Homework #5

Due 11:59 pm EST, Friday April 1st, 2022.

Email your solutions (both .ipnb and .html files) to: compscbio@gmail.com.

Background:

That same sadistic post-doc in your lab has just read the RNA Velocity paper and is even more excited about it than about Cytotrace. You decide to see how well Velocity pseudotime compares to Cytotrace score derived pseudotime using data for which you can reasonably anchor the starting point of the trajectory inference.

The data

  1. The day 4 mESC data that we keep using over and over again This is the raw counts data, as well as spliced and unspliced counts. As in HW4, we have cleaned it (i.e. removed potential doublets, low quality cells, and mito, ribo and malat genes).

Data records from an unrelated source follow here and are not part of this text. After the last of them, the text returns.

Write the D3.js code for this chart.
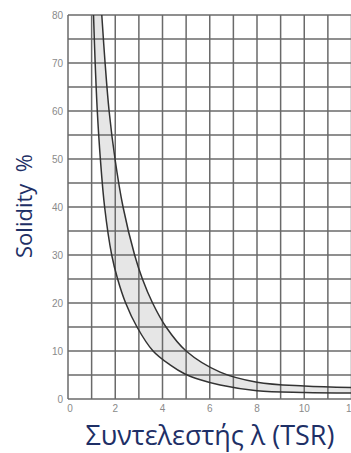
<!DOCTYPE html>
<html>
<head>
<meta charset="utf-8">
<script src="https://cdn.jsdelivr.net/npm/d3@7"></script>
<style>
  html, body { margin: 0; padding: 0; background: #fff; }
  svg { display: block; }
</style>
</head>
<body>
<svg id="chart"></svg>
<script>
// tick labels
const xTicks = [0, 2, 4, 6, 8, 10, 12];
const yTicks = [0, 10, 20, 30, 40, 50, 60, 70, 80];
// grid steps
const xGrid = [0, 1, 2, 3, 4, 5, 6, 7, 8, 9, 10, 11, 12];
const yGrid = [0, 5, 10, 15, 20, 25, 30, 35, 40, 45, 50, 55, 60, 65, 70, 75, 80];

// lower curve
const lowerTSR = [1.08, 1.15, 1.24, 1.37, 1.55, 1.85, 2.1, 2.44, 2.92, 3.6, 4.32, 4.95, 5.6, 6.44, 8, 10, 12];
const lowerSol = [80, 70, 60, 50, 40, 30, 25, 20, 15, 10, 7.1, 5.2, 4.0, 2.9, 1.7, 1.35, 1.25];
// upper curve
const upperTSR = [1.43, 1.57, 1.74, 1.99, 2.33, 2.82, 3.15, 3.58, 4.15, 5.0, 6.44, 8, 10, 12];
const upperSol = [80, 70, 60, 50, 40, 30, 25, 20, 15, 10, 5.6, 3.5, 2.7, 2.4];

const W = 351, H = 453;
const svg = d3.select('#chart').attr('width', W).attr('height', H);

const x = d3.scaleLinear().domain([0, 12]).range([68, 351.5]);
const y = d3.scaleLinear().domain([0, 80]).range([399, 15]);

const lower = lowerTSR.map((v, i) => [v, lowerSol[i]]);
const upper = upperTSR.map((v, i) => [v, upperSol[i]]);

const line = d3.line()
  .x(d => x(d[0]))
  .y(d => y(d[1]))
  .curve(d3.curveCatmullRom.alpha(0.5));

// shaded band between curves
const band = line(lower) + 'L' + line(upper.slice().reverse()).slice(1) + 'Z';
svg.append('path')
  .attr('d', band)
  .attr('fill', '#e6e6e6');

// grid
const grid = svg.append('g').attr('stroke', '#6a6a6a').attr('stroke-width', 1.5);
grid.selectAll('.v').data(xGrid).enter().append('line')
  .attr('x1', d => x(d)).attr('x2', d => x(d))
  .attr('y1', y(80)).attr('y2', y(0));
grid.selectAll('.h').data(yGrid).enter().append('line')
  .attr('x1', x(0)).attr('x2', W)
  .attr('y1', d => y(d)).attr('y2', d => y(d));

// curves
svg.append('path').attr('d', line(lower))
  .attr('fill', 'none').attr('stroke', '#333').attr('stroke-width', 1.5);
svg.append('path').attr('d', line(upper))
  .attr('fill', 'none').attr('stroke', '#333').attr('stroke-width', 1.5);

// tick labels
svg.append('g').selectAll('text').data(yTicks).enter().append('text')
  .attr('x', 63)
  .attr('y', d => y(d) + 4)
  .attr('text-anchor', 'end')
  .style('font-family', 'Liberation Sans, Arial, sans-serif')
  .style('font-size', '10px')
  .style('fill', '#8a8a8a')
  .text(d => d);

svg.append('g').selectAll('text').data(xTicks).enter().append('text')
  .attr('x', d => x(d) + (d === 0 ? 2 : 0))
  .attr('y', 412)
  .attr('text-anchor', 'middle')
  .style('font-family', 'Liberation Sans, Arial, sans-serif')
  .style('font-size', '10px')
  .style('fill', '#8a8a8a')
  .text(d => d);

// axis titles
svg.append('text')
  .attr('transform', 'translate(32,206) rotate(-90)')
  .attr('text-anchor', 'middle')
  .style('font-family', 'Open Sans, Noto Sans, sans-serif')
  .style('font-size', '22px')
  .style('fill', '#1e2f66')
  .style('white-space', 'pre')
  .text('Solidity  %');

svg.append('text')
  .attr('x', 210)
  .attr('y', 445)
  .attr('text-anchor', 'middle')
  .style('font-family', 'Open Sans, Noto Sans, sans-serif')
  .style('font-size', '27px')
  .style('fill', '#1e2f66')
  .text('Συντελεστής λ (TSR)');
</script>
</body>
</html>
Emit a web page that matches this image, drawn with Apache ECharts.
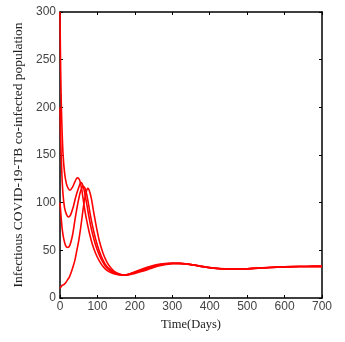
<!DOCTYPE html>
<html>
<head>
<meta charset="utf-8">
<script src="https://cdn.jsdelivr.net/npm/echarts@6/dist/echarts.min.js"></script>
<style>
  html, body { margin: 0; padding: 0; background: #fff; }
  #main { width: 345px; height: 342px; }
</style>
</head>
<body>
<div id="main"></div>
<script>
// time points (days) and values for each trajectory
var tA = [0, 1, 3, 5, 8, 12, 17, 22, 27, 33, 40, 46, 52, 58, 64, 70, 78, 86, 95, 105, 115, 125, 140, 155, 170];
var vA = [300, 262, 212, 182, 152, 132, 120, 115, 113, 116, 122, 126, 124, 114, 98, 84, 69, 57, 47, 39, 33, 29, 26, 24.5, 24];

var tB = [0, 2, 5, 8, 12, 17, 22, 28, 35, 42, 50, 56, 62, 69, 76, 84, 94, 104, 114, 124, 138, 153, 170];
var vB = [200, 165, 130, 109, 95, 88, 85, 87, 95, 106, 116, 121, 117, 104, 88, 72, 57, 46, 38, 32, 27.5, 25, 24];

var tC = [0, 3, 6, 10, 15, 20, 26, 33, 40, 48, 55, 62, 68, 75, 82, 90, 100, 110, 120, 130, 145, 160, 175];
var vC = [100, 85, 72, 62, 55, 53, 55, 65, 82, 100, 112, 117, 114, 101, 85, 70, 55, 44, 36, 31, 27, 25, 24];

var tD = [0, 5, 10, 15, 20, 25, 30, 35, 40, 45, 50, 55, 60, 65, 70, 74, 78, 84, 90, 97, 105, 115, 125, 135, 145, 160, 175];
var vD = [10, 13, 14, 16, 19, 22, 27, 33, 40, 50, 60, 73, 88, 102, 111, 115, 113, 104, 90, 75, 60, 47, 38, 32, 28, 25, 24];

// long-term tail shared by all trajectories (small spread per curve)
var tTail = [185, 200, 220, 240, 260, 280, 300, 320, 340, 360, 380, 400, 420, 440, 460, 480, 500, 540, 580, 620, 660, 700];
var vTailA = [24.5, 25.8, 28, 30.6, 33.2, 35, 36, 36.2, 35.7, 34.6, 33.2, 32, 31.1, 30.6, 30.3, 30.3, 30.6, 31.5, 32.3, 32.8, 33.1, 33.2];
var vTailB = [24.8, 26.5, 29, 31.6, 34, 35.6, 36.3, 36.3, 35.7, 34.5, 33.1, 31.9, 31, 30.5, 30.3, 30.3, 30.6, 31.5, 32.3, 32.8, 33.1, 33.2];
var vTailC = [25, 27, 29.8, 32.3, 34.6, 35.9, 36.4, 36.3, 35.6, 34.4, 33, 31.8, 31, 30.5, 30.3, 30.4, 30.7, 31.6, 32.4, 32.9, 33.1, 33.2];
var vTailD = [25.3, 27.6, 30.5, 33, 35, 36.2, 36.5, 36.2, 35.5, 34.3, 32.9, 31.8, 31, 30.5, 30.3, 30.4, 30.7, 31.6, 32.4, 32.9, 33.1, 33.2];

var xTicks = [0, 100, 200, 300, 400, 500, 600, 700];
var yTicks = [0, 50, 100, 150, 200, 250, 300];

function pairs(ts, vs, tt, vt) {
  var out = [];
  for (var i = 0; i < ts.length; i++) out.push([ts[i], vs[i]]);
  for (var j = 0; j < tt.length; j++) out.push([tt[j], vt[j]]);
  return out;
}

var chart = echarts.init(document.getElementById('main'));

var tickFont = { fontFamily: 'Liberation Sans, Arial, sans-serif', fontSize: 12, color: '#444' };
var lineStyle = { color: '#000', width: 1.5 };

function mkSeries(data) {
  return {
    type: 'line',
    data: data,
    smooth: 0.3,
    showSymbol: false,
    symbol: 'none',
    lineStyle: { color: '#ff0000', width: 1.6 },
    animation: false
  };
}

option = {
  animation: false,
  grid: { left: 60, right: 23, top: 12, bottom: 44 },
  xAxis: [
    {
      type: 'value', min: 0, max: 700, interval: 100,
      name: 'Time(Days)', nameLocation: 'middle', nameGap: 18,
      nameTextStyle: { fontFamily: 'Liberation Serif, Times New Roman, serif', fontSize: 12.5, color: '#222' },
      axisLine: { show: true, onZero: false, lineStyle: lineStyle },
      axisTick: { show: true, inside: true, length: 3, lineStyle: { color: '#000' } },
      axisLabel: Object.assign({ margin: 3, formatter: function (v) { return xTicks.indexOf(v) >= 0 ? String(v) : ''; } }, tickFont),
      splitLine: { show: false }
    },
    {
      type: 'value', min: 0, max: 700, interval: 100, position: 'top',
      axisLine: { show: true, onZero: false, lineStyle: lineStyle },
      axisTick: { show: true, inside: true, length: 3, lineStyle: { color: '#000' } },
      axisLabel: { show: false },
      splitLine: { show: false }
    }
  ],
  yAxis: [
    {
      type: 'value', min: 0, max: 300, interval: 50,
      name: 'Infectious COVID-19-TB co-infected population', nameLocation: 'middle', nameGap: 27,
      nameTextStyle: { fontFamily: 'Liberation Serif, Times New Roman, serif', fontSize: 13.5, color: '#222' },
      axisLine: { show: true, onZero: false, lineStyle: lineStyle },
      axisTick: { show: true, inside: true, length: 3, lineStyle: { color: '#000' } },
      axisLabel: Object.assign({ margin: 4, formatter: function (v) { return yTicks.indexOf(v) >= 0 ? String(v) : ''; } }, tickFont),
      splitLine: { show: false }
    },
    {
      type: 'value', min: 0, max: 300, interval: 50, position: 'right',
      axisLine: { show: true, onZero: false, lineStyle: lineStyle },
      axisTick: { show: true, inside: true, length: 3, lineStyle: { color: '#000' } },
      axisLabel: { show: false },
      splitLine: { show: false }
    }
  ],
  series: [
    mkSeries(pairs(tA, vA, tTail, vTailA)),
    mkSeries(pairs(tB, vB, tTail, vTailB)),
    mkSeries(pairs(tC, vC, tTail, vTailC)),
    mkSeries(pairs(tD, vD, tTail, vTailD))
  ]
};
chart.setOption(option);
</script>
</body>
</html>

In terms of pre-processing, all you have to do is deal with rarely detected genes and normalization.

  2. There is no second data set for this homework.

Your mission:

Run your usual pre-processing, clustering and annotation. Perform Cytotrace analysis. Then run RNA velocity and plot the velocity embeddings on either (1) the 1st and 3rd principal components, or (2) the UMAP embedding (which you need to figure out how to make from the scanpy documentation). Then compute velocity pseudotime. Finally, as you did in HW4, compute diffusion based pseudotime.

Determine how these three pseudotimes compare and produce an appropiate multi-panel figure to display them.

Is there a relationship between velocity confidence and discreptancies between velocity pseudotime and Cytotrace pseudotime and/or diffusion pseudotime?